→ **Source data**

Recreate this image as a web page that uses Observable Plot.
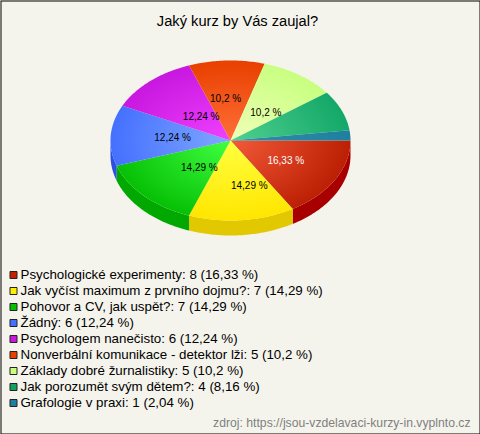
<!DOCTYPE html>
<html>
<head>
<meta charset="utf-8">
<script src="https://cdn.jsdelivr.net/npm/d3@7"></script>
<script src="https://cdn.jsdelivr.net/npm/@observablehq/plot@0.6"></script>
<style>html,body{margin:0;padding:0;background:#f5f4ec}svg{display:block}</style>
</head>
<body>
<div id="chart"></div>
<script>
const chartTitle = "Jaký kurz by Vás zaujal?";
const source = "zdroj: https://jsou-vzdelavaci-kurzy-in.vyplnto.cz";
const courses = ["Psychologické experimenty","Jak vyčíst maximum z prvního dojmu?","Pohovor a CV, jak uspět?","Žádný","Psychologem nanečisto","Nonverbální komunikace - detektor lži","Základy dobré žurnalistiky","Jak porozumět svým dětem?","Grafologie v praxi"];
const counts = [8,7,7,6,6,5,5,4,1];
const percents = ["16,33","14,29","14,29","12,24","12,24","10,2","10,2","8,16","2,04"];
const edgeColors = ["#bc2004","#ffe600","#06c006","#4470ff","#c818e0","#e84000","#c8ff80","#14a868","#1f7f9f"];
const centerColors = ["#f25a38","#ffff40","#40ff40","#80a8ff","#f040ff","#ff7038","#f0ffb8","#50d090","#3090a8"];
const rimColors = ["#a80000","#e2c800","#00a800","#2c50e0"];
const swatchColors = ["#c42000","#ffee00","#06c006","#4470ff","#c818d8","#e84000","#c8ff80","#14a060","#1f7f9f"];
const labelNudgeX = [3,13,12,2,11,-3,1,0,0];
const labelNudgeY = [1,5,-1,0,6,-2,5,0,0];

const W = 480, H = 434, cx = 230, cy = 140, rx = 120, ry = 80, depth = 15;
const total = d3.sum(counts);
const cum = d3.cumsum(counts);
const ang = v => v / total * 2 * Math.PI;
const px = a => cx + rx * Math.cos(a);
const py = a => cy + ry * Math.sin(a);

function arcPts(a0, a1) {
  const n = Math.max(2, Math.ceil((a1 - a0) / 0.015));
  return d3.range(n + 1).map(i => a0 + (a1 - a0) * i / n);
}
const slices = counts.map((c, i) => {
  const a0 = ang(cum[i] - c), a1 = ang(cum[i]);
  return [{x: cx, y: cy}, ...arcPts(a0, a1).map(a => ({x: px(a), y: py(a)}))];
});
const rims = rimColors.map((col, i) => {
  const a0 = ang(cum[i] - counts[i]), a1 = Math.min(ang(cum[i]), Math.PI);
  const top = arcPts(a0, a1).map(a => ({x: px(a), y: py(a)}));
  const bot = top.map(p => ({x: p.x, y: p.y + depth})).reverse();
  return [...top, ...bot];
});
const labels = counts.map((c, i) => {
  const m = ang(cum[i] - c / 2);
  return {t: percents[i] + " %", x: cx + .5 * rx * Math.cos(m) + labelNudgeX[i], y: cy + .5 * ry * Math.sin(m) + labelNudgeY[i], i};
}).filter(d => d.i < 7);
const legendRows = courses.map((n, i) => ({
  t: `${n}: ${counts[i]} (${percents[i]} %)`, i, y: 274 + i * 16
}));

function gradientDefs() {
  const ns = "http://www.w3.org/2000/svg";
  const defs = document.createElementNS(ns, "defs");
  edgeColors.forEach((c, i) => {
    const g = document.createElementNS(ns, "radialGradient");
    g.setAttribute("id", "g" + i);
    g.setAttribute("gradientUnits", "userSpaceOnUse");
    g.setAttribute("cx", cx); g.setAttribute("cy", cy); g.setAttribute("r", rx);
    g.setAttribute("gradientTransform", `translate(${cx} ${cy}) scale(1 ${ry / rx}) translate(${-cx} ${-cy})`);
    [[0, centerColors[i]], [1, c]].forEach(([o, col]) => {
      const s = document.createElementNS(ns, "stop");
      s.setAttribute("offset", o); s.setAttribute("stop-color", col);
      g.appendChild(s);
    });
    defs.appendChild(g);
  });
  return defs;
}

const chart = Plot.plot({
  width: W, height: H,
  margin: 0,
  x: {domain: [0, W], range: [0, W], axis: null},
  y: {domain: [0, H], range: [0, H], axis: null},
  style: {background: "#f5f4ec", fontFamily: "'Liberation Sans', Arial, sans-serif"},
  marks: [
    Plot.frame({stroke: "#000", fill: "#f5f4ec", inset: 0.5}),
    gradientDefs,
    ...rims.map((r, i) => Plot.line(r, {x: "x", y: "y", fill: rimColors[i], stroke: "none"})),
    ...slices.map((s, i) => Plot.line(s, {x: "x", y: "y", fill: `url(#g${i})`, stroke: "none"})),
    Plot.text(labels, {x: "x", y: "y", text: "t", fontSize: 10, fill: d => d.i === 0 ? "#fff" : "#000"}),
    Plot.text([chartTitle], {x: () => 237, y: () => 21, text: d => d, fontSize: 14.67, fill: "#000"}),
    Plot.dot(legendRows, {x: () => 13, y: "y", dy: 0.5, symbol: "square", r: 3.95, fill: d => swatchColors[d.i], stroke: "#222", strokeWidth: 1, strokeLinejoin: "miter"}),
    Plot.text(legendRows, {x: () => 20, y: "y", text: "t", textAnchor: "start", fontSize: 13.33, fill: "#000"}),
    Plot.text([source], {x: () => 470, y: () => 423, text: d => d, textAnchor: "end", fontSize: 12.2, fill: "#808080"})
  ]
});
document.getElementById("chart").appendChild(chart);
</script>
</body>
</html>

→ **Problem description**
Transcribe the whole listing, character for character, but not its images.

→ **Task result**
Recreate this image as a web page that uses Observable Plot.
<!DOCTYPE html>
<html>
<head>
<meta charset="utf-8">
<script src="https://cdn.jsdelivr.net/npm/d3@7"></script>
<script src="https://cdn.jsdelivr.net/npm/@observablehq/plot@0.6"></script>
<style>html,body{margin:0;padding:0;background:#f5f4ec}svg{display:block}</style>
</head>
<body>
<div id="chart"></div>
<script>
const chartTitle = "Jaký kurz by Vás zaujal?";
const source = "zdroj: https://jsou-vzdelavaci-kurzy-in.vyplnto.cz";
const courses = ["Psychologické experimenty","Jak vyčíst maximum z prvního dojmu?","Pohovor a CV, jak uspět?","Žádný","Psychologem nanečisto","Nonverbální komunikace - detektor lži","Základy dobré žurnalistiky","Jak porozumět svým dětem?","Grafologie v praxi"];
const counts = [8,7,7,6,6,5,5,4,1];
const percents = ["16,33","14,29","14,29","12,24","12,24","10,2","10,2","8,16","2,04"];
const edgeColors = ["#bc2004","#ffe600","#06c006","#4470ff","#c818e0","#e84000","#c8ff80","#14a868","#1f7f9f"];
const centerColors = ["#f25a38","#ffff40","#40ff40","#80a8ff","#f040ff","#ff7038","#f0ffb8","#50d090","#3090a8"];
const rimColors = ["#a80000","#e2c800","#00a800","#2c50e0"];
const swatchColors = ["#c42000","#ffee00","#06c006","#4470ff","#c818d8","#e84000","#c8ff80","#14a060","#1f7f9f"];
const labelNudgeX = [3,13,12,2,11,-3,1,0,0];
const labelNudgeY = [1,5,-1,0,6,-2,5,0,0];

const W = 480, H = 434, cx = 230, cy = 140, rx = 120, ry = 80, depth = 15;
const total = d3.sum(counts);
const cum = d3.cumsum(counts);
const ang = v => v / total * 2 * Math.PI;
const px = a => cx + rx * Math.cos(a);
const py = a => cy + ry * Math.sin(a);

function arcPts(a0, a1) {
  const n = Math.max(2, Math.ceil((a1 - a0) / 0.015));
  return d3.range(n + 1).map(i => a0 + (a1 - a0) * i / n);
}
const slices = counts.map((c, i) => {
  const a0 = ang(cum[i] - c), a1 = ang(cum[i]);
  return [{x: cx, y: cy}, ...arcPts(a0, a1).map(a => ({x: px(a), y: py(a)}))];
});
const rims = rimColors.map((col, i) => {
  const a0 = ang(cum[i] - counts[i]), a1 = Math.min(ang(cum[i]), Math.PI);
  const top = arcPts(a0, a1).map(a => ({x: px(a), y: py(a)}));
  const bot = top.map(p => ({x: p.x, y: p.y + depth})).reverse();
  return [...top, ...bot];
});
const labels = counts.map((c, i) => {
  const m = ang(cum[i] - c / 2);
  return {t: percents[i] + " %", x: cx + .5 * rx * Math.cos(m) + labelNudgeX[i], y: cy + .5 * ry * Math.sin(m) + labelNudgeY[i], i};
}).filter(d => d.i < 7);
const legendRows = courses.map((n, i) => ({
  t: `${n}: ${counts[i]} (${percents[i]} %)`, i, y: 274 + i * 16
}));

function gradientDefs() {
  const ns = "http://www.w3.org/2000/svg";
  const defs = document.createElementNS(ns, "defs");
  edgeColors.forEach((c, i) => {
    const g = document.createElementNS(ns, "radialGradient");
    g.setAttribute("id", "g" + i);
    g.setAttribute("gradientUnits", "userSpaceOnUse");
    g.setAttribute("cx", cx); g.setAttribute("cy", cy); g.setAttribute("r", rx);
    g.setAttribute("gradientTransform", `translate(${cx} ${cy}) scale(1 ${ry / rx}) translate(${-cx} ${-cy})`);
    [[0, centerColors[i]], [1, c]].forEach(([o, col]) => {
      const s = document.createElementNS(ns, "stop");
      s.setAttribute("offset", o); s.setAttribute("stop-color", col);
      g.appendChild(s);
    });
    defs.appendChild(g);
  });
  return defs;
}

const chart = Plot.plot({
  width: W, height: H,
  margin: 0,
  x: {domain: [0, W], range: [0, W], axis: null},
  y: {domain: [0, H], range: [0, H], axis: null},
  style: {background: "#f5f4ec", fontFamily: "'Liberation Sans', Arial, sans-serif"},
  marks: [
    Plot.frame({stroke: "#000", fill: "#f5f4ec", inset: 0.5}),
    gradientDefs,
    ...rims.map((r, i) => Plot.line(r, {x: "x", y: "y", fill: rimColors[i], stroke: "none"})),
    ...slices.map((s, i) => Plot.line(s, {x: "x", y: "y", fill: `url(#g${i})`, stroke: "none"})),
    Plot.text(labels, {x: "x", y: "y", text: "t", fontSize: 10, fill: d => d.i === 0 ? "#fff" : "#000"}),
    Plot.text([chartTitle], {x: () => 237, y: () => 21, text: d => d, fontSize: 14.67, fill: "#000"}),
    Plot.dot(legendRows, {x: () => 13, y: "y", dy: 0.5, symbol: "square", r: 3.95, fill: d => swatchColors[d.i], stroke: "#222", strokeWidth: 1, strokeLinejoin: "miter"}),
    Plot.text(legendRows, {x: () => 20, y: "y", text: "t", textAnchor: "start", fontSize: 13.33, fill: "#000"}),
    Plot.text([source], {x: () => 470, y: () => 423, text: d => d, textAnchor: "end", fontSize: 12.2, fill: "#808080"})
  ]
});
document.getElementById("chart").appendChild(chart);
</script>
</body>
</html>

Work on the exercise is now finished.